The service plans to install the ICS hardware on three or four other destroyers with the Baseline 9 Aegis system and Technical Integration-16 (TI-16) components over the next year, Phillips said.
Last September, the Navy awarded Lockheed Martin an ICS systems engineering and software integration (SESI) contract that could be worth more than $1 billion (Defense Daily, Oct. 2, 2023).
In addition to SESI, the Navy has ICS software coding, hardware, secure voice, and console contracts that may be worth another $2 billion, Phillips said.
The ICS is the Navy’s future overarching combat management system for surface ships, but the service has not disclosed how many ships it plans to outfit with ICS. The service has said that ICS is to allow the ready transfer of sailors from ship to ship without the need to train them on new hardware and software.
Destroyers, cruisers and Littoral Combat Ships use different versions of the company’s Aegis Combat System while aircraft carriers and amphibious ships use the RTX [RTX] Ship Self-Defense System.
The ICS work is also for U.S. Coast Guard ships.
If the Navy exercises all SESI contract options, the work would extend through September 2030.
The service is drafting an ICS Capabilities Development document.
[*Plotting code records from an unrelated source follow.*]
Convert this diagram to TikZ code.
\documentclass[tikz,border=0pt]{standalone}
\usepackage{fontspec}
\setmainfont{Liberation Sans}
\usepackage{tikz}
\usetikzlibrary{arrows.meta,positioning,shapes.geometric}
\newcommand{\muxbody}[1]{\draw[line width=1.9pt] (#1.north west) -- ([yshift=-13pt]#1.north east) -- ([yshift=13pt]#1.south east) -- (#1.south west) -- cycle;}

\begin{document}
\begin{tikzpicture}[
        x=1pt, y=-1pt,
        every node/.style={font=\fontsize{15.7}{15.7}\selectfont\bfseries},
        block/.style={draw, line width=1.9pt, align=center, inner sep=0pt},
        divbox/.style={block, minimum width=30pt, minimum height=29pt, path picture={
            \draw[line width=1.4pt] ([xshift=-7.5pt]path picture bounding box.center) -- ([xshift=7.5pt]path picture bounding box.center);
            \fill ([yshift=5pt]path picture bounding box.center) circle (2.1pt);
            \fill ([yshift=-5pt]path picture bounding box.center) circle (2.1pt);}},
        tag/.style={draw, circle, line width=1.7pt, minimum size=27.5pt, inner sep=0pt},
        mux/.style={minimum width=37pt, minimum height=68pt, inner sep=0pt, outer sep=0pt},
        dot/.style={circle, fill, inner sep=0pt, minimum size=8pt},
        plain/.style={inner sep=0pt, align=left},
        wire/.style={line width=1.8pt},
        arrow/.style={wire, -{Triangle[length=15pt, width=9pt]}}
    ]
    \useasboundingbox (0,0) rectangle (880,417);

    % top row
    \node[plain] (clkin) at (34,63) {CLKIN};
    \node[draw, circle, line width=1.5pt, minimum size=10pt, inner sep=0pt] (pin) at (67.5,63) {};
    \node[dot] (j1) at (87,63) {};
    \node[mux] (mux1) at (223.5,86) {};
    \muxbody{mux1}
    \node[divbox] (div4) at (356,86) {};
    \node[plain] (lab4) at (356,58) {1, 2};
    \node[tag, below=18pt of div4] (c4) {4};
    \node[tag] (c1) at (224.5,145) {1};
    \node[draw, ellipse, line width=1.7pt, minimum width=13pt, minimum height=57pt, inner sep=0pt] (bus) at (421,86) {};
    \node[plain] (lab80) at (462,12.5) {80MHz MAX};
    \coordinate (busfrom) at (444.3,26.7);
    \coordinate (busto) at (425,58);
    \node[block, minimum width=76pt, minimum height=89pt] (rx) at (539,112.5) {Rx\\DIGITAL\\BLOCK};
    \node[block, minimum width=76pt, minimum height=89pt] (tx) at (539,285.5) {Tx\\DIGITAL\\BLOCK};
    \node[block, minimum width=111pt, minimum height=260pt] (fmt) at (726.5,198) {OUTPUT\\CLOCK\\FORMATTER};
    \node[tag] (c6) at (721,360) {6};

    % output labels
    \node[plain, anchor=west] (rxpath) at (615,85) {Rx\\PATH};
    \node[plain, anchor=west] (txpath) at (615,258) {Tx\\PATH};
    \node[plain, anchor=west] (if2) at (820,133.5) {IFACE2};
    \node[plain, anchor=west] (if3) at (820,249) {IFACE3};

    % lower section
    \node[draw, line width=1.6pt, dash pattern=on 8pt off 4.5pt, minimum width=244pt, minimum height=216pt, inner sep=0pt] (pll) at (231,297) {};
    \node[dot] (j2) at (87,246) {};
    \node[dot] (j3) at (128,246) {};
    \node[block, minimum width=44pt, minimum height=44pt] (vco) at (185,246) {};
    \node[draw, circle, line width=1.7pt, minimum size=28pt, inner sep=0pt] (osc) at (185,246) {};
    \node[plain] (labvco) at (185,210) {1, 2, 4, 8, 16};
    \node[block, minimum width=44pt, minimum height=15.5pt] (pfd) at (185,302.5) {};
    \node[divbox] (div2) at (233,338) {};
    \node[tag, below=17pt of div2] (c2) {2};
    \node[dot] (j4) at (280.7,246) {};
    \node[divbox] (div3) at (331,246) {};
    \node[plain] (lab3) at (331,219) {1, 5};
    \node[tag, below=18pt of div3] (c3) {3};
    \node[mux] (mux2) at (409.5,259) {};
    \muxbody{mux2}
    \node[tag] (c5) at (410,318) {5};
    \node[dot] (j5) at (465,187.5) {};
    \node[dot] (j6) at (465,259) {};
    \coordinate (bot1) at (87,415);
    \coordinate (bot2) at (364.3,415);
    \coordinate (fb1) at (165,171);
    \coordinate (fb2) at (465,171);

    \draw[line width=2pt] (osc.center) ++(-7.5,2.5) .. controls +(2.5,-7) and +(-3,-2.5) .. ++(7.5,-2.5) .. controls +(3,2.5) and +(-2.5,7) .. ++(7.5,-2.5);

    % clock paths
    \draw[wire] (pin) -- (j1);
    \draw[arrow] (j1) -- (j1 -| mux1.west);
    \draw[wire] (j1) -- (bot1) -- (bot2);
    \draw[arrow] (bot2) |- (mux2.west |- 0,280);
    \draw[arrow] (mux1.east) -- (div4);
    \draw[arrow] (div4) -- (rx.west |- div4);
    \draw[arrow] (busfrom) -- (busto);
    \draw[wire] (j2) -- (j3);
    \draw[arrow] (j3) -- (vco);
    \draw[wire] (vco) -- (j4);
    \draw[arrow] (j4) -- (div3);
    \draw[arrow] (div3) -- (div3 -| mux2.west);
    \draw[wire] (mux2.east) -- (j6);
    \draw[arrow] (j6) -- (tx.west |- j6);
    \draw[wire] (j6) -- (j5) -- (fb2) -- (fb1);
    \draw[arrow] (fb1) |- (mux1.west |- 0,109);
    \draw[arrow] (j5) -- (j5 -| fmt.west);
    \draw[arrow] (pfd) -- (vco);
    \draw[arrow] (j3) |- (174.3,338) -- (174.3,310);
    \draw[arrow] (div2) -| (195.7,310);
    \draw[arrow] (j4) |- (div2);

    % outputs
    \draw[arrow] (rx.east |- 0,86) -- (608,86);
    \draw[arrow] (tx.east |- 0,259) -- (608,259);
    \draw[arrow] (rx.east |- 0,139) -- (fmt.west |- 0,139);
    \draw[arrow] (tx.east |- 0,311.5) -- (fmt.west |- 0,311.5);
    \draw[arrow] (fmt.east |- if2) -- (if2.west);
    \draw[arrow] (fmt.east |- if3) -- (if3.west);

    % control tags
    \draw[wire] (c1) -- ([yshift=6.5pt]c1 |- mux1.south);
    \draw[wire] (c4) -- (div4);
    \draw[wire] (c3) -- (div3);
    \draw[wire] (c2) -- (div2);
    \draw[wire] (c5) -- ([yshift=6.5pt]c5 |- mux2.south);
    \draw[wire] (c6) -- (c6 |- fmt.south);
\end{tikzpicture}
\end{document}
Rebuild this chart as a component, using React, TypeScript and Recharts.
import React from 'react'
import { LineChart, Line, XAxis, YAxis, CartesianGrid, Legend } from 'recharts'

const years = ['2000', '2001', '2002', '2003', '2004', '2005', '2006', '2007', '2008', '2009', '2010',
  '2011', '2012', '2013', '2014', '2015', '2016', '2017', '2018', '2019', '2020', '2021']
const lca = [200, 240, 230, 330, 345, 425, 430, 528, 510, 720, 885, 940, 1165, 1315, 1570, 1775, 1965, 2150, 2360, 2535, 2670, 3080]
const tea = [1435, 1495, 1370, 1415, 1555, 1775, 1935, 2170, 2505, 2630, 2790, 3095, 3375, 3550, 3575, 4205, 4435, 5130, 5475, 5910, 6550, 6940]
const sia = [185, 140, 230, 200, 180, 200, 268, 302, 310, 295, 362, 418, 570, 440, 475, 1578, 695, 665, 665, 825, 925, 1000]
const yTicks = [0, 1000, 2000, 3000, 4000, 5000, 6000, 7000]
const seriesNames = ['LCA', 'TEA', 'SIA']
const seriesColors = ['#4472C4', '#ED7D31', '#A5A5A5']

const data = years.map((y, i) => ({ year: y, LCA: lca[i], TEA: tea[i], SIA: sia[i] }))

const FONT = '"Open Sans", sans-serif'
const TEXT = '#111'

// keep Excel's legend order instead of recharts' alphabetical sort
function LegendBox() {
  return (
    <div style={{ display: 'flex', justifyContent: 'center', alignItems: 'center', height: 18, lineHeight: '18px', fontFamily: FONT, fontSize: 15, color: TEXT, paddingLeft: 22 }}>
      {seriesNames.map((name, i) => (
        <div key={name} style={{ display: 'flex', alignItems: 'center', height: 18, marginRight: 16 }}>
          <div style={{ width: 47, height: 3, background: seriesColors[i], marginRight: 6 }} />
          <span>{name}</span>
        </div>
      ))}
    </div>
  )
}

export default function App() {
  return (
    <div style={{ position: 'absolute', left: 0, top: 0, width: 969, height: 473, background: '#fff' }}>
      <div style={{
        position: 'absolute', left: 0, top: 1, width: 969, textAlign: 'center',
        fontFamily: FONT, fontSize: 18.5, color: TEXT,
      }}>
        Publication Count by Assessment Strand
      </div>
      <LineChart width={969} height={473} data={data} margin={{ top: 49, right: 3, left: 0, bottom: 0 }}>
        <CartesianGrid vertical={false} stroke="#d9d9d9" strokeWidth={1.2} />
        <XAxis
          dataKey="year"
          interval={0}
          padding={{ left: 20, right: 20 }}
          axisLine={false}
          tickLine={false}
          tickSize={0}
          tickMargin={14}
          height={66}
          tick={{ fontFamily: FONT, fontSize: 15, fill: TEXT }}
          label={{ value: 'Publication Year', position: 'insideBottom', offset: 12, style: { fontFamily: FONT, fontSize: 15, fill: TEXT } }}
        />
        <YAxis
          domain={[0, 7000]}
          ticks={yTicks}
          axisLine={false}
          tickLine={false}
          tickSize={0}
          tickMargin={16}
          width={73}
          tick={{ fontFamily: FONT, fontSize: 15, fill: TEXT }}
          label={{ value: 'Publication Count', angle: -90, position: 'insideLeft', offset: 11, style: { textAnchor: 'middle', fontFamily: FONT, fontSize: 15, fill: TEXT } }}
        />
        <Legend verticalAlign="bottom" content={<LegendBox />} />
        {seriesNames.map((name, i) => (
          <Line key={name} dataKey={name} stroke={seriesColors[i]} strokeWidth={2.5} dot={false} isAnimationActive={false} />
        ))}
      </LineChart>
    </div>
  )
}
Project Overmatch and ICS “are very much complementary in the same way that you have a Verizon network and an iPhone,” Phillips said. “You really need both. A network without devices isn’t useful, and a device without a network [in this case, Project Overmatch] isn’t useful.”
ICS is to result in a delivery of new information technology to the fleet–for example, improved displays– every year “or sooner,” rather than every several years, Phillips said.
The former Ticonderoga-class cruiser USS Monterey (CG-61) was the ICS pilot ship before its decommissioning in September 2022.
An independent cost estimate of ICS indicated that system commonality among Navy ships could lead to cost savings, as the service dispenses with the buying of old hardware to outfit those ships, Phillips said.
While the Navy would still have to buy new ICS hardware every decade, as the hardware wears out, the cabinetry to hold ICS aboard ship is to stay the same.
“Ultimately, it looks like, over the life cycle of the program, we could proliferate up to 10 times the number of ships at scale [with] a 20-fold reduction in cost,” Phillips said. “Today, you wouldn’t be able to proliferate to those ships. You would only get a subset of those ships. To hit everybody, you would have to spend all this money that you just don’t have. Now [with ICS], you can afford to hit everybody with the budgets that you have.”